YOUR OBJECTIVE:
Omit all images, then return the remaining material exactly as it stands.

GIVEN INFORMATION:
—————

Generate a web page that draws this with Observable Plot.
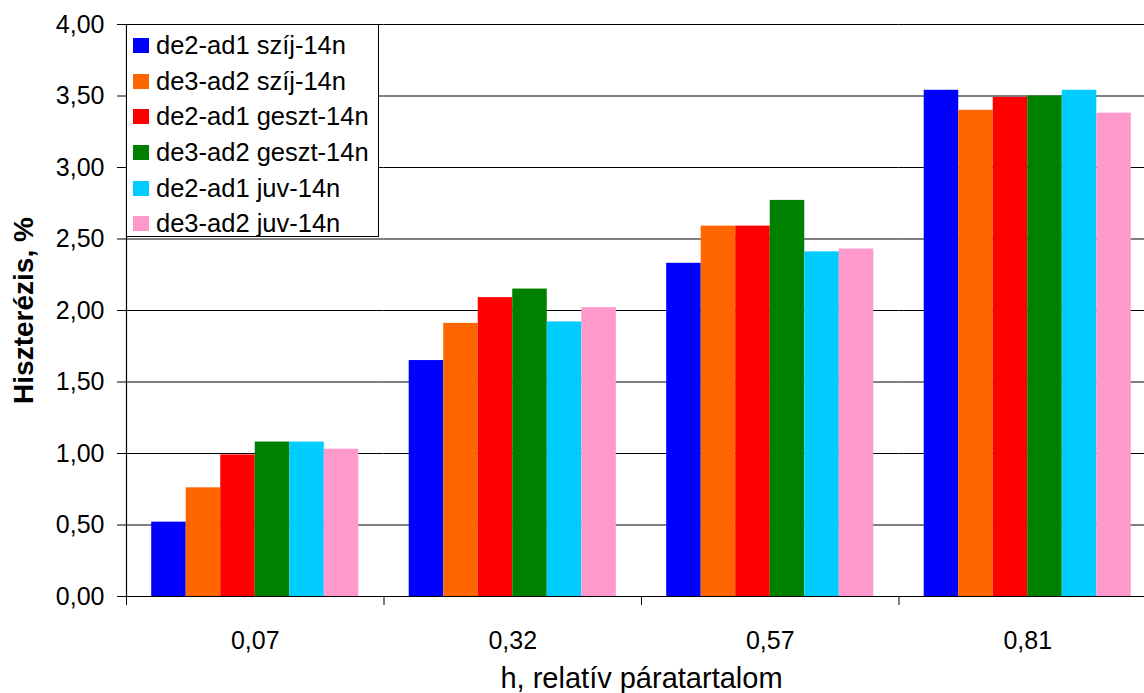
<!DOCTYPE html>
<html>
<head>
<meta charset="utf-8">
<script src="https://cdn.jsdelivr.net/npm/d3@7"></script>
<script src="https://cdn.jsdelivr.net/npm/@observablehq/plot@0.6"></script>
<style>
  html, body { margin: 0; padding: 0; background: #fff; overflow: hidden; }
  #wrap { position: relative; width: 1144px; height: 693px; overflow: hidden; }
  #wrap svg { max-width: none !important; display: block; }
  #legend {
    position: absolute; left: 126px; top: 24px; width: 253px; height: 213px;
    border: 1px solid #000; background: #fff; box-sizing: border-box;
    font-family: "Liberation Sans", Arial, sans-serif; font-size: 25.5px; color: #000;
    padding-top: 3px;
  }
  .row { display: flex; align-items: center; height: 35.6px; white-space: nowrap; }
  .sw { width: 16px; height: 15px; margin-left: 6px; margin-right: 7px; flex: none; }
</style>
</head>
<body>
<div id="wrap"><div id="legend"></div></div>
<script>
const categories = ["0,07", "0,32", "0,57", "0,81"];
const series = [
  "de2-ad1 szíj-14n",
  "de3-ad2 szíj-14n",
  "de2-ad1 geszt-14n",
  "de3-ad2 geszt-14n",
  "de2-ad1 juv-14n",
  "de3-ad2 juv-14n"
];
const colors = ["#0000FF", "#FF6600", "#FF0000", "#008000", "#00CCFF", "#FF99CC"];
const szij2 = [0.52, 1.65, 2.33, 3.54];
const szij3 = [0.76, 1.91, 2.59, 3.40];
const geszt2 = [0.99, 2.09, 2.59, 3.49];
const geszt3 = [1.08, 2.15, 2.77, 3.50];
const juv2 = [1.08, 1.92, 2.41, 3.54];
const juv3 = [1.03, 2.02, 2.43, 3.38];
const yTicks = [0, 0.5, 1, 1.5, 2, 2.5, 3, 3.5, 4];
const yLabel = "Hiszterézis, %";
const xLabel = "h, relatív páratartalom";

const values = [szij2, szij3, geszt2, geszt3, juv2, juv3];
const data = [];
categories.forEach((c, i) => {
  series.forEach((s, j) => data.push({cat: c, series: s, value: values[j][i]}));
});

const font = "'Liberation Sans', Arial, sans-serif";
const fmt = d => d.toFixed(2).replace(".", ",");

const chart = Plot.plot({
  width: 1160,
  height: 693,
  marginLeft: 126,
  marginTop: 24,
  marginRight: 4,
  marginBottom: 97,
  style: {fontFamily: font, fontSize: "25px", color: "#000", background: "#fff"},
  fx: {domain: categories, padding: 0, round: false},
  x: {domain: series, paddingInner: 0, paddingOuter: 0.73, round: false, axis: null},
  y: {domain: [0, 4]},
  color: {domain: series, range: colors},
  marks: [
    Plot.gridY(yTicks, {stroke: "#000", strokeOpacity: 1, strokeWidth: 1}),
    Plot.barY(data, {fx: "cat", x: "series", y: "value", fill: "series"}),
    Plot.ruleY([0], {stroke: "#000", strokeWidth: 1.2}),
    Plot.frame({anchor: "left", facet: "super", stroke: "#000", strokeWidth: 1.2}),
    Plot.frame({anchor: "left", insetTop: 572, insetBottom: -8, stroke: "#000"}),
    Plot.axisY(yTicks, {tickSize: 9, tickPadding: 13, tickFormat: fmt, fontSize: 25, label: null, stroke: "#000"}),
    Plot.axisFx({anchor: "bottom", tickSize: 0, tickPadding: 35, fontSize: 25, label: null}),
    Plot.text([yLabel], {text: d => d, facet: "super", frameAnchor: "left", textAnchor: "middle", lineAnchor: "middle", rotate: -90, dx: -102, fontWeight: "bold", fontSize: 28}),
    Plot.text([xLabel], {text: d => d, facet: "super", frameAnchor: "bottom", textAnchor: "middle", lineAnchor: "middle", dy: 82, fontSize: 29})
  ]
});
const wrap = document.getElementById("wrap");
wrap.insertBefore(chart, wrap.firstChild);

const legend = document.getElementById("legend");
series.forEach((s, i) => {
  const row = document.createElement("div");
  row.className = "row";
  const sw = document.createElement("span");
  sw.className = "sw";
  sw.style.background = colors[i];
  const t = document.createElement("span");
  t.textContent = s;
  row.appendChild(sw);
  row.appendChild(t);
  legend.appendChild(row);
});
</script>
</body>
</html>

—————

ANSWER BELOW:
Generate a web page that draws this with Observable Plot.
<!DOCTYPE html>
<html>
<head>
<meta charset="utf-8">
<script src="https://cdn.jsdelivr.net/npm/d3@7"></script>
<script src="https://cdn.jsdelivr.net/npm/@observablehq/plot@0.6"></script>
<style>
  html, body { margin: 0; padding: 0; background: #fff; overflow: hidden; }
  #wrap { position: relative; width: 1144px; height: 693px; overflow: hidden; }
  #wrap svg { max-width: none !important; display: block; }
  #legend {
    position: absolute; left: 126px; top: 24px; width: 253px; height: 213px;
    border: 1px solid #000; background: #fff; box-sizing: border-box;
    font-family: "Liberation Sans", Arial, sans-serif; font-size: 25.5px; color: #000;
    padding-top: 3px;
  }
  .row { display: flex; align-items: center; height: 35.6px; white-space: nowrap; }
  .sw { width: 16px; height: 15px; margin-left: 6px; margin-right: 7px; flex: none; }
</style>
</head>
<body>
<div id="wrap"><div id="legend"></div></div>
<script>
const categories = ["0,07", "0,32", "0,57", "0,81"];
const series = [
  "de2-ad1 szíj-14n",
  "de3-ad2 szíj-14n",
  "de2-ad1 geszt-14n",
  "de3-ad2 geszt-14n",
  "de2-ad1 juv-14n",
  "de3-ad2 juv-14n"
];
const colors = ["#0000FF", "#FF6600", "#FF0000", "#008000", "#00CCFF", "#FF99CC"];
const szij2 = [0.52, 1.65, 2.33, 3.54];
const szij3 = [0.76, 1.91, 2.59, 3.40];
const geszt2 = [0.99, 2.09, 2.59, 3.49];
const geszt3 = [1.08, 2.15, 2.77, 3.50];
const juv2 = [1.08, 1.92, 2.41, 3.54];
const juv3 = [1.03, 2.02, 2.43, 3.38];
const yTicks = [0, 0.5, 1, 1.5, 2, 2.5, 3, 3.5, 4];
const yLabel = "Hiszterézis, %";
const xLabel = "h, relatív páratartalom";

const values = [szij2, szij3, geszt2, geszt3, juv2, juv3];
const data = [];
categories.forEach((c, i) => {
  series.forEach((s, j) => data.push({cat: c, series: s, value: values[j][i]}));
});

const font = "'Liberation Sans', Arial, sans-serif";
const fmt = d => d.toFixed(2).replace(".", ",");

const chart = Plot.plot({
  width: 1160,
  height: 693,
  marginLeft: 126,
  marginTop: 24,
  marginRight: 4,
  marginBottom: 97,
  style: {fontFamily: font, fontSize: "25px", color: "#000", background: "#fff"},
  fx: {domain: categories, padding: 0, round: false},
  x: {domain: series, paddingInner: 0, paddingOuter: 0.73, round: false, axis: null},
  y: {domain: [0, 4]},
  color: {domain: series, range: colors},
  marks: [
    Plot.gridY(yTicks, {stroke: "#000", strokeOpacity: 1, strokeWidth: 1}),
    Plot.barY(data, {fx: "cat", x: "series", y: "value", fill: "series"}),
    Plot.ruleY([0], {stroke: "#000", strokeWidth: 1.2}),
    Plot.frame({anchor: "left", facet: "super", stroke: "#000", strokeWidth: 1.2}),
    Plot.frame({anchor: "left", insetTop: 572, insetBottom: -8, stroke: "#000"}),
    Plot.axisY(yTicks, {tickSize: 9, tickPadding: 13, tickFormat: fmt, fontSize: 25, label: null, stroke: "#000"}),
    Plot.axisFx({anchor: "bottom", tickSize: 0, tickPadding: 35, fontSize: 25, label: null}),
    Plot.text([yLabel], {text: d => d, facet: "super", frameAnchor: "left", textAnchor: "middle", lineAnchor: "middle", rotate: -90, dx: -102, fontWeight: "bold", fontSize: 28}),
    Plot.text([xLabel], {text: d => d, facet: "super", frameAnchor: "bottom", textAnchor: "middle", lineAnchor: "middle", dy: 82, fontSize: 29})
  ]
});
const wrap = document.getElementById("wrap");
wrap.insertBefore(chart, wrap.firstChild);

const legend = document.getElementById("legend");
series.forEach((s, i) => {
  const row = document.createElement("div");
  row.className = "row";
  const sw = document.createElement("span");
  sw.className = "sw";
  sw.style.background = colors[i];
  const t = document.createElement("span");
  t.textContent = s;
  row.appendChild(sw);
  row.appendChild(t);
  legend.appendChild(row);
});
</script>
</body>
</html>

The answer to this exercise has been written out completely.